Strategic Risk Architecture for Day Traders
The "best" coin can become the "worst" coin if you are over-leveraged. In crypto day trading, leverage is a tool for capital efficiency, not a gamble for a "get rich quick" lottery ticket. Professional traders rarely use more than 3x to 5x effective leverage on altcoins, and 10x to 20x on Bitcoin.
To determine if a coin is suitable for your position size, use this rule of thumb:
Available Liquidity at 2% Depth / Your Position Size
Professional Logic:
- If your position size is 100,000 USD, you should only trade coins that have at least 1,000,000 USD in "2% Depth" on the buy and sell sides. This ensures that even in a panic, you can exit without losing more than 2% to slippage.

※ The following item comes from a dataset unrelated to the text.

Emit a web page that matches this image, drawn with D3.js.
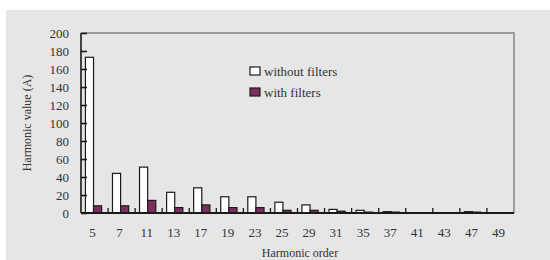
<!DOCTYPE html>
<html>
<head>
<meta charset="utf-8">
<script src="https://cdn.jsdelivr.net/npm/d3@7"></script>
<style>
  body { margin: 0; background: #fff; }
  svg text { font-family: "Liberation Serif", "DejaVu Serif", serif; fill: #333; }
</style>
</head>
<body>
<div id="chart"></div>
<script>
// harmonic orders on the x axis
var orders = ["5", "7", "11", "13", "17", "19", "23", "25", "29", "31", "35", "37", "41", "43", "47", "49"];
// harmonic current (A) without filters
var withoutFilters = [173, 44, 51, 23, 28, 18, 18, 12, 9, 4, 3, 1.5, 0, 0, 1.5, 0];
// harmonic current (A) with filters
var withFilters = [8, 8, 14, 6, 9, 6, 6, 3, 3, 2, 1, 1, 0, 0, 1, 0];
var yTicks = [0, 20, 40, 60, 80, 100, 120, 140, 160, 180, 200];
var seriesNames = ["without filters", "with filters"];

var W = 550, H = 260;
var plot = { left: 81, right: 514, top: 33, bottom: 213 };
var fills = ["#ffffff", "#7e2d60"];

var svg = d3.select("#chart").append("svg")
  .attr("width", W)
  .attr("height", H);

// grey panel behind the chart
svg.append("rect")
  .attr("x", 6).attr("y", 10)
  .attr("width", W - 6).attr("height", H - 10)
  .attr("fill", "#e6e6e6");

var x = d3.scaleBand().domain(orders).range([plot.left, plot.right]).padding(0);
var y = d3.scaleLinear().domain([0, 200]).range([plot.bottom, plot.top]);

var barW = x.bandwidth() * 0.3;
var offset = (x.bandwidth() - 2 * barW) / 2 - 1;

// top and right frame
svg.append("path")
  .attr("d", "M" + plot.left + "," + plot.top + "H" + plot.right + "V" + plot.bottom)
  .attr("fill", "none")
  .attr("stroke", "#858585")
  .attr("stroke-width", 1.5);

// bars
var series = [withoutFilters, withFilters];
series.forEach(function (vals, s) {
  svg.append("g").selectAll("rect")
    .data(vals)
    .enter()
    .append("rect")
    .attr("x", function (d, i) { return x(orders[i]) + offset + s * barW; })
    .attr("y", function (d) { return y(d); })
    .attr("width", barW)
    .attr("height", function (d) { return y(0) - y(d); })
    .attr("fill", fills[s])
    .attr("stroke", "#1a1a1a")
    .attr("stroke-width", 1.2);
});

// y axis with inward ticks
var yAxis = d3.axisRight(y).tickValues(yTicks).tickSize(6).tickFormat("");
svg.append("g")
  .attr("transform", "translate(" + plot.left + ",0)")
  .call(yAxis)
  .call(function (g) {
    g.selectAll("line, path").attr("stroke", "#1a1a1a").attr("stroke-width", 1.6);
    g.select(".domain").attr("d", "M0," + plot.top + "V" + plot.bottom);
  });

svg.append("g").selectAll("text")
  .data(yTicks)
  .enter()
  .append("text")
  .attr("x", plot.left - 12)
  .attr("y", function (d) { return y(d); })
  .attr("dy", "0.35em")
  .attr("text-anchor", "end")
  .style("font-size", "13px")
  .text(function (d) { return d; });

// x axis: ticks between categories, pointing up
var bounds = orders.slice(1).map(function (o) { return x(o); });
var xg = svg.append("g");
xg.selectAll("line")
  .data(bounds)
  .enter()
  .append("line")
  .attr("x1", function (d) { return d; })
  .attr("x2", function (d) { return d; })
  .attr("y1", plot.bottom)
  .attr("y2", plot.bottom - 5)
  .attr("stroke", "#1a1a1a")
  .attr("stroke-width", 1.3);
xg.append("line")
  .attr("x1", plot.left).attr("x2", plot.right)
  .attr("y1", plot.bottom).attr("y2", plot.bottom)
  .attr("stroke", "#1a1a1a")
  .attr("stroke-width", 1.8);

xg.selectAll("text")
  .data(orders)
  .enter()
  .append("text")
  .attr("x", function (d) { return x(d) + x.bandwidth() / 2 - 2; })
  .attr("y", 237)
  .attr("text-anchor", "middle")
  .style("font-size", "13px")
  .text(function (d) { return d; });

// axis titles
svg.append("text")
  .attr("x", 300)
  .attr("y", 257)
  .attr("text-anchor", "middle")
  .style("font-size", "12px")
  .text("Harmonic order");

svg.append("text")
  .attr("transform", "translate(31," + (plot.top + plot.bottom) / 2 + ") rotate(-90)")
  .attr("text-anchor", "middle")
  .style("font-size", "12px")
  .text("Harmonic value (A)");

// legend
var legend = svg.append("g").selectAll("g")
  .data(seriesNames)
  .enter()
  .append("g")
  .attr("transform", function (d, i) { return "translate(250," + (71 + i * 21) + ")"; });
legend.append("rect")
  .attr("x", 0).attr("y", -4)
  .attr("width", 10).attr("height", 8)
  .attr("fill", function (d, i) { return fills[i]; })
  .attr("stroke", "#1a1a1a")
  .attr("stroke-width", 1.2);
legend.append("text")
  .attr("x", 14)
  .attr("y", 0)
  .attr("dy", "0.35em")
  .style("font-size", "13px")
  .text(function (d) { return d; });
</script>
</body>
</html>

Final Synthesis: Building the Daily Watchlist
Success in day trading is an iterative process of selection and rejection. Every morning, two hours before the US market open, you should refresh your watchlist. Start with Bitcoin and Ethereum to establish the market "vibe," then scan for the top 5 altcoins by 24h Percentage Change and Relative Volume.
Focus your attention where the volume is. If the market is boring and stagnant, do not force trades on obscure coins. The best coin for day trading is often the one that has everyone talking—not because of the hype, but because the hype creates the liquidity you need to enter and exit with professional precision. Keep your coins few, your liquidity high, and your risk controlled.
The Expert's Daily Filter
- Volume Check: Is the 24h volume expanding or contracting? (Prefer expanding)
- Relative Strength: Is the coin holding up better than BTC during a dip? (Strong bullish signal)
- Event Catalyst: Is there a major news event or unlock today? (Creates the "In Play" status)
- Funding Rate: Is it neutral? (Avoid extremely positive or negative rates)
- Order Book Depth: Can I exit my position in one click without 1% slippage?